The other day I was at a friend’s birthday merrymaking. I introduced myself as a simple guy, reasonably with both feet on the ground. When I was asked where I studied, I riposted, with a smidgen of vacillation – Aerospace Engineering, IIT Bombay. Well, I didn’t really brace myself for the music that was to follow, even though the reflection of what they later alleged was somewhat tongue in cheek when one comes to think of it. A guy, Mayank declared that these fucking IITian guys are so despo, they letch at guys letting their imagination run riot to the tainted prospect that they are actually chicks; as there aren’t any at the IIT’s. No chip on his shoulder from me; because he’s one great guy. But I am rather a tad confused, more than gnashing my teeth on this stupid crap! Is the IITian species desperate, perverted or both!!

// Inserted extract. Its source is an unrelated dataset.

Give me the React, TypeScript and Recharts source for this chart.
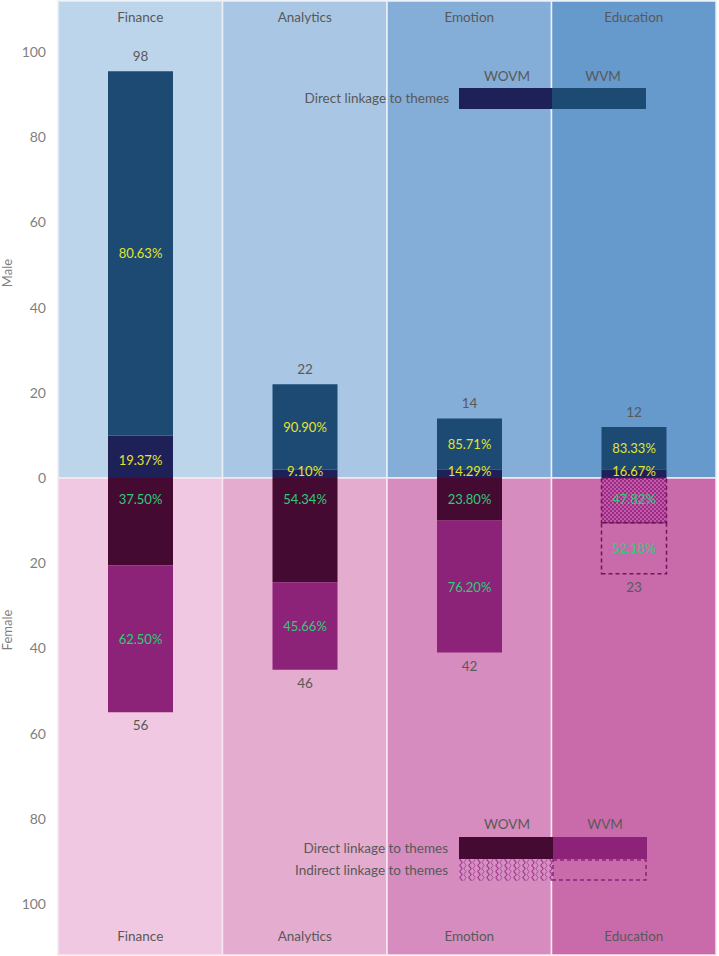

After IIT has happened, it seems to me that - All the world's a stage and most of us are desperately unrehearsed. Why doesn’t the Almighty or whoever is up there, give a flying fuck about preparing us humans to endure this fickle and capricious world. Lovers hate me, haters love me. My contacts eschew me and far-off associates who I don’t give a rat’s ass about approach me like I’m some overnight celebrity. I was this conventional guy minding his own business going about his droning life like anyone else. And now, the perspective of all and sundry has so dramatically transformed that I wonder, whether this one “faux pas” called IITJEE has washed away my very own identity into the depths of despair. May be I should realize, that life is not a static thing. The only people who do not change their minds are incompetents in asylums, and those in cemeteries. Or maybe that life is full of disappoinments, and that I am full of life already! Sometimes I think the surest sign that intelligent life exists elsewhere in the universe is that none of it has tried to contact us.

Chalo, I’m signing off for now. Last night the creative juices were flowing but today I am merely a vast wasteland of random thoughts.